December Links

The idea of a Basic Universal Income has been talked about for a long time and has gotten support from such diverse sources as Milton Friedman and the Pirate Party.  The idea is that everybody basically gets money from the government every month.  If that's less than they would have paid in taxes then their taxes are reduced but otherwise they get a check.  The problem with our current system is that its possible for someone making $20k a year to lose more than $10,000 in benefits if they get a raise to $30k a year though it isn't common.  What is common is that they face a very high effective marginal tax rate on that extra $10k and the poor and rich tend to be the most likely to change their behavior in response to tax rates since the poor have more opportunities to save money by doing things other than working and the rich are making enough anyways.  And unlike salaried middle class employees poor people usually have hourly wages and rich people have significant bonuses.  So that's the idea.  Now it looks like Finland is going to try it.

It looks like California is going to be making Google's self driving cars illegal by requiring all automated cars to also be human drivable.  This is a bad idea because transitioning from automated to human driven modes is likely to be very dangerous because people will be out practice and distracted when it happens.  Also that wouldn't really work for disabled people who could potentially benefit from the technology.  Good regulation is critical for self driving cars since safety problems would seriously slow down adoption but these aren't good regulations.

The popular take on the Dunning-Kruger effect is wrong.  I actually knew that but the article goes on to talk about the relationship between money and happiness and I'll admit I fell into just the trap the author described.

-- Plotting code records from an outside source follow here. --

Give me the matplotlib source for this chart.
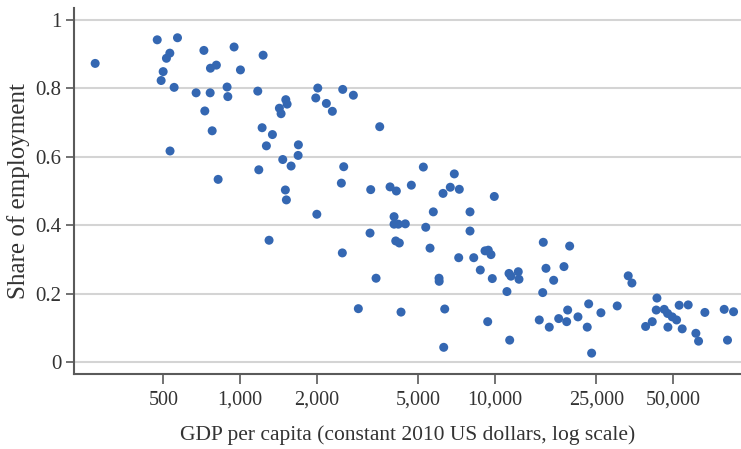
import matplotlib
matplotlib.use("Agg")
import matplotlib.pyplot as plt
from matplotlib.ticker import FixedLocator, FixedFormatter, NullLocator

gdp = [270, 473, 568, 530, 514, 499, 490, 551, 531, 721, 947, 765, 807, 1003, 672, 763, 889, 895,
       727, 777, 820, 1231, 1173, 1220, 1339, 1268, 1184, 1470, 1585, 1689, 1693, 1426, 1448, 1511,
       1529, 1505, 1519, 2017, 1981, 2180, 2301, 2527, 2782, 3530, 2550, 2496, 3254, 3875, 4102,
       4697, 5235, 6254, 6678, 6925, 7244, 9938, 2000, 1299, 2518, 3234, 4018, 4018, 4177, 4448,
       4080, 4214, 5350, 5728, 5561, 7980, 7980, 7205, 8254, 9139, 9413, 9645, 8757, 9759, 3415,
       6032, 6040, 2910, 4279, 6350, 9363, 6293, 11350, 11550, 12340, 12420, 11140, 11420, 15470,
       15850, 16990, 18650, 19630, 15390, 14920, 16330, 17780, 19110, 19280, 21160, 23310, 23010,
       23940, 26040, 30170, 33320, 34450, 38990, 41400, 43190, 42920, 46120, 47560, 49580, 51580,
       47690, 52800, 57280, 54260, 61400, 62910, 66600, 79300, 86300, 81700]
share = [0.873, 0.942, 0.948, 0.903, 0.888, 0.849, 0.823, 0.803, 0.617, 0.911, 0.921, 0.859, 0.868,
         0.854, 0.787, 0.787, 0.804, 0.776, 0.734, 0.676, 0.534, 0.897, 0.792, 0.685, 0.665, 0.632,
         0.562, 0.592, 0.573, 0.604, 0.635, 0.742, 0.726, 0.767, 0.754, 0.503, 0.474, 0.801, 0.772,
         0.756, 0.733, 0.797, 0.780, 0.688, 0.571, 0.523, 0.504, 0.512, 0.500, 0.517, 0.570, 0.493,
         0.511, 0.550, 0.505, 0.484, 0.432, 0.356, 0.319, 0.377, 0.425, 0.403, 0.403, 0.404, 0.354,
         0.348, 0.394, 0.439, 0.333, 0.439, 0.383, 0.305, 0.305, 0.325, 0.327, 0.314, 0.269, 0.244,
         0.245, 0.245, 0.236, 0.156, 0.146, 0.155, 0.118, 0.043, 0.259, 0.251, 0.264, 0.242, 0.206,
         0.064, 0.350, 0.274, 0.239, 0.279, 0.339, 0.203, 0.123, 0.102, 0.127, 0.118, 0.152, 0.132,
         0.170, 0.102, 0.026, 0.144, 0.164, 0.252, 0.231, 0.104, 0.118, 0.187, 0.152, 0.154, 0.142,
         0.132, 0.123, 0.102, 0.166, 0.167, 0.097, 0.084, 0.061, 0.145, 0.154, 0.147, 0.064]

x_ticks = [500, 1000, 2000, 5000, 10000, 25000, 50000]
x_tick_labels = ["500", "1,000", "2,000", "5,000", "10,000", "25,000", "50,000"]
y_ticks = [0, 0.2, 0.4, 0.6, 0.8, 1]
y_tick_labels = ["0", "0.2", "0.4", "0.6", "0.8", "1"]

plt.rcParams['font.family'] = ['Liberation Serif', 'DejaVu Serif']

fig = plt.figure(figsize=(7.41, 4.49), dpi=100)
ax = fig.add_axes([74/741, 75/449, 1 - 74/741, (374 - 8)/449])

ax.scatter(gdp, share, s=42, color='#3467b2', edgecolors='none', zorder=3)

ax.set_xscale('log')
ax.set_xlim(223, 92300)
ax.set_ylim(-0.035, 1.035)

ax.xaxis.set_major_locator(FixedLocator(x_ticks))
ax.xaxis.set_major_formatter(FixedFormatter(x_tick_labels))
ax.xaxis.set_minor_locator(NullLocator())
ax.yaxis.set_major_locator(FixedLocator(y_ticks))
ax.yaxis.set_major_formatter(FixedFormatter(y_tick_labels))

ax.grid(axis='y', color='#d4d4d4', linewidth=1.5, zorder=0)
ax.set_axisbelow(True)

for s in ['top', 'right']:
    ax.spines[s].set_visible(False)
for s in ['left', 'bottom']:
    ax.spines[s].set_color('#5a5a5a')
    ax.spines[s].set_linewidth(1.5)

ax.tick_params(axis='y', length=6, width=1.2, color='#5a5a5a', labelsize=15,
               labelcolor='#333333', pad=3)
ax.tick_params(axis='x', length=7, width=1.2, color='#5a5a5a', labelsize=14.5,
               labelcolor='#333333', pad=5)

ax.set_xlabel("GDP per capita (constant 2010 US dollars, log scale)", fontsize=15.5,
              color='#333333', labelpad=11)
ax.set_ylabel("Share of employment", fontsize=18, color='#333333', labelpad=4)

fig.savefig("out.png", dpi=100)
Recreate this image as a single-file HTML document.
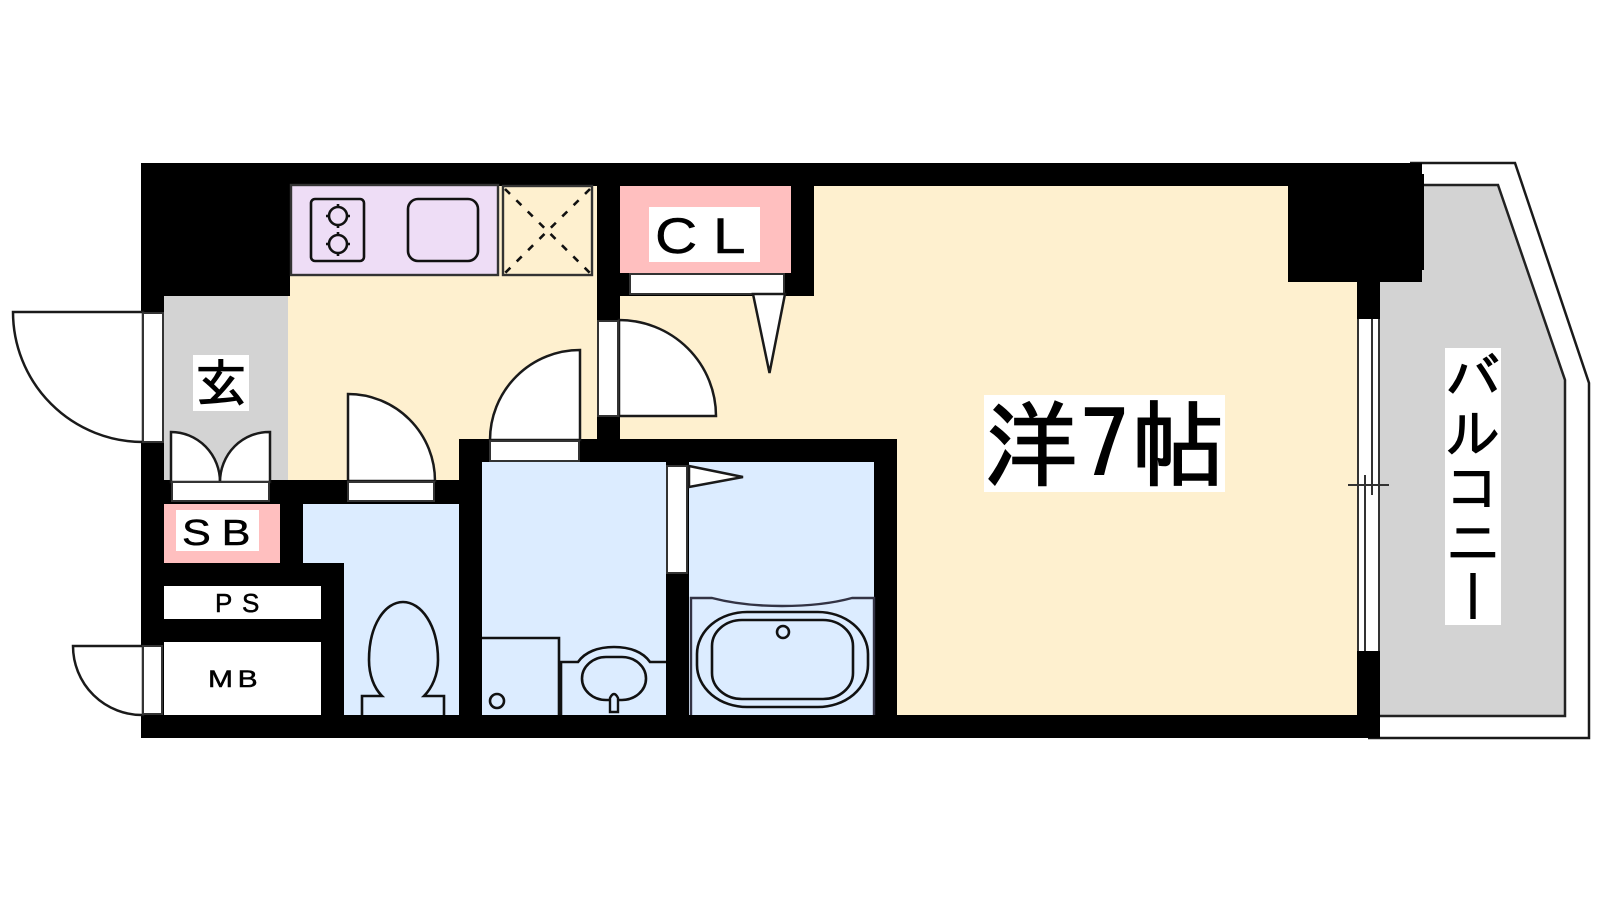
<!DOCTYPE html>
<html><head><meta charset="utf-8"><style>
html,body{margin:0;padding:0;background:#fff;width:1600px;height:900px;overflow:hidden}
svg{display:block}
.l{fill:none;stroke:#111;stroke-width:2.600}
.d{fill:#fff;stroke:#1a1a1a;stroke-width:2.500}
.g{fill:#fff;stroke:#333;stroke-width:2}
text{fill:#000}
.a{font-family:"Liberation Sans",sans-serif;stroke:#000;stroke-width:.5}
.j{font-family:"IPAGothic","Noto Sans CJK JP",sans-serif;stroke:#000}
</style></head><body>
<svg width="1600" height="900" viewBox="0 0 1600 900" xmlns="http://www.w3.org/2000/svg">
<path class="d" d="M1410 163H1515L1589 383V738H1368"/>
<path d="M1375 185H1498L1565 380V716H1375Z" fill="#d3d3d3" stroke="#222" stroke-width="2.500"/>
<rect x="141" y="163" width="1239" height="575" fill="#000"/>
<rect x="1380" y="163" width="42" height="119" fill="#000"/>
<rect x="1420" y="174" width="4" height="96" fill="#000"/>
<path d="M288 186H1288V282H1357V715H897V439H620V296H814V186H288Z" fill="#fef0cf"/>
<path d="M791 186H814V296H620V186Z" fill="#000"/>
<rect x="288" y="186" width="309" height="294" fill="#fef0cf"/>
<rect x="288" y="186" width="2" height="110" fill="#000"/>
<rect x="344" y="439" width="115" height="41" fill="#fef0cf"/>
<rect x="164" y="296" width="124" height="184" fill="#d3d3d3"/>
<rect x="288" y="296" width="171" height="184" fill="#fef0cf"/>
<rect x="459" y="439" width="160" height="41" fill="#000"/>
<rect x="597" y="186" width="23" height="253" fill="#000"/>
<rect x="620" y="186" width="171" height="87" fill="#ffbfbf"/>
<rect x="482" y="462" width="184" height="253" fill="#dcecff"/>
<rect x="689" y="462" width="185" height="253" fill="#dcecff"/>
<path d="M303 504H459V715H344V563H303Z" fill="#dcecff"/>
<rect x="164" y="504" width="116" height="59" fill="#ffbfbf"/>
<rect x="164" y="586" width="157" height="33" fill="#fff"/>
<rect x="164" y="642" width="157" height="73" fill="#fff"/>

<rect x="291" y="185" width="207" height="90" fill="#eeddf6" stroke="#333" stroke-width="2.400"/>
<rect x="311" y="199" width="53" height="62" rx="4" class="l"/>
<circle cx="338" cy="216" r="9" class="l"/><circle cx="338" cy="244" r="9" class="l"/>
<path class="l" d="M338 204v4M338 224v4M326 216h4M346 216h4M338 232v4M338 252v4M326 244h4M346 244h4"/>
<rect x="408" y="199" width="70" height="62" rx="10" class="l"/>
<rect x="503" y="186" width="89" height="89" fill="#fef0cf" stroke="#333" stroke-width="2.400"/>
<path class="l" stroke-dasharray="7 9" d="M505 189L590 273M590 189L505 273"/>

<path class="d" d="M143 312H13A130 130 0 0 0 143 442Z"/>
<rect class="g" x="143" y="313" width="20" height="129"/>
<path class="d" d="M143 646H73A69 69 0 0 0 143 715Z"/>
<rect class="g" x="143" y="646" width="19" height="68"/>
<path class="d" d="M171 432A49 50 0 0 1 220 482H171Z"/>
<path class="d" d="M270 432A49 50 0 0 0 220 482H270Z"/>
<rect class="g" x="172" y="482" width="97" height="19"/>
<path class="d" d="M348 394A87 87 0 0 1 435 481H348Z"/>
<rect class="g" x="348" y="482" width="86" height="19"/>
<path class="d" d="M580 350A90 90 0 0 0 490 440H580Z"/>
<rect class="g" x="490" y="441" width="89" height="20"/>
<path class="d" d="M619 320A97 96 0 0 1 716 416H619Z"/>
<rect class="g" x="598" y="321" width="20" height="95"/>
<rect class="g" x="630" y="274" width="154" height="20"/>
<path class="d" d="M753 294H785L769.500 373Z"/>
<rect class="g" x="667" y="466" width="20" height="107"/>
<path class="d" d="M689 466L743 477L689 487Z"/>

<path class="l" d="M369 660C369 625 385 602 403 602C421 602 438 625 438 660C438 675 432 688 424 696H444V715M369 660C369 675 374 688 382 696H362V715"/>
<path class="l" d="M482 638H559V715"/>
<circle cx="497" cy="701" r="7" class="l"/>
<path class="l" d="M561 715V662H578C585 652 598 647 614 647C630 647 643 652 650 662H666"/>
<rect x="582" y="657" width="64" height="43" rx="24" class="l"/>
<path d="M610 712V698Q614 690 618 698V712Z" fill="#dcecff" stroke="#111" stroke-width="2.400"/>
<path fill="none" stroke="#334" stroke-width="2.400" d="M691 715V598H712C735 604 760 606 782 606C805 606 830 604 852 598H874V715"/>
<rect x="697" y="612" width="171" height="95" rx="50" ry="42" class="l"/>
<rect x="712" y="620" width="141" height="79" rx="30" ry="26" class="l"/>
<circle cx="783" cy="632" r="6" class="l"/>

<rect x="1358" y="319" width="21" height="332" fill="#fff"/>
<path stroke="#333" stroke-width="2" fill="none" d="M1358 319V651M1379 319V651M1372 319V495M1365 475V651M1348 485H1389"/>

<rect x="984" y="395" width="241" height="97" fill="#fff"/>
<text class="j" font-size="94" x="984" y="479" textLength="241" lengthAdjust="spacing" stroke-width="1.600">洋7帖</text>
<rect x="649" y="207" width="111" height="55" fill="#fff"/>
<text class="a" font-size="50" transform="translate(655,253) scale(1.17,1)" x="0 49.600" y="0">CL</text>
<rect x="193" y="355" width="56" height="56" fill="#fff"/>
<text class="j" font-size="52" x="195" y="402" stroke-width="1">玄</text>
<rect x="176" y="510" width="83" height="41" fill="#fff"/>
<text class="a" font-size="36" transform="translate(182,545) scale(1.2,1)" x="0 33" y="0">SB</text>
<text class="a" font-size="26" x="215 242" y="612">PS</text>
<text class="a" font-size="24" transform="translate(208,687) scale(1.25,1)" x="0 23.700" y="0">MB</text>
<rect x="1445" y="348" width="56" height="277" fill="#fff"/>
<text class="j" font-size="55" x="1473" y="349" stroke-width="1" style="writing-mode:vertical-rl">バルコニー</text>
</svg>
</body></html>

Gay and bisexual men can donate blood now!

SpaceX landed their rocket!  It's sooty but in good shape!  Blue Origin did something similar last month but this is much more impressive!

I've long thought that it was sort of silly to use the equinox to say when winter starts and that just calling December, January, and February winter would both be simpler and do a better job of telling you when it would be cold.  I had no idea that this was such a well supported idea used in most countries and that I could just refer to it as "meteorological winter."

I like board games and I like public policy so I'm happy to see people using games to illustrate public policy problems.  Here's  Bay Area Regional PlannerCalifornia Water Crisis, and High Speed Rail.  Of course it would be best to have some that weren't California specific but I still applaud.

The robots I'm working on are still sufficiently stealth mode that I can't be posting links here for our holiday stuff but here's Boston Dynamics's robots in holiday mode.

I was going to write something about our paternalistic relationship with our employers and how that relates to the gig economy and how we could maybe do better.  Then Tim Harford did it better.